A year ago today. Depending on who you ask it seems like either a few days ago or in some deep, dark past. The Deepwater Horizon Oil Rig disaster continues to reverberate throughout the region in the gulf of Mexico a year after it happened. Listening to these newscasts which begin during the early morning hours of the 21st of April last year and continue to the 25th where the true nature of the disaster began to become apparent, the thing that sticks out is the rush to deny that anything serious was actually taking place. Call it the "fog of war" or "fog of smokescreen", the overwhelming desire to put a lid on what quickly raced out of control into a catastrophic disaster seems to be a running reaction, or perhaps it's just human nature to look the other way. More recently, we're experiencing a similar situation with the Fukushima Nuclear Power Plant disaster in Japan. The rush to deny anything is wrong, the overwhelming desire to placate the public. To pretend.

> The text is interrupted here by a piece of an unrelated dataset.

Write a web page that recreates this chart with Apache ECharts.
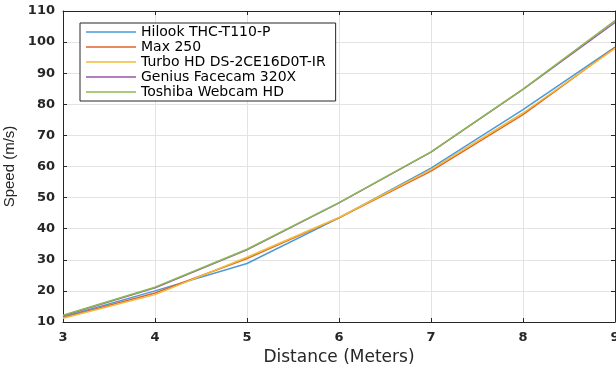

Strangely, Fukushima is slipping back further and further from our collective psyche, even though it's still very much unfolding. Just as the Deepwater Horizon disaster has faded from our collective psyche, unless if you live in the affected region, you probably can't think back a year ago and remember how glued you were to the news, hanging on every report, hearing every conflicting assessment.

The frames of reference are there, not to turn us into walking paranoiacs, but to give us perspective and a reason to question the wisdom of deep-water drilling or putting a nuclear power plant on an active fault line.

Shit happens, but it doesn't always have to.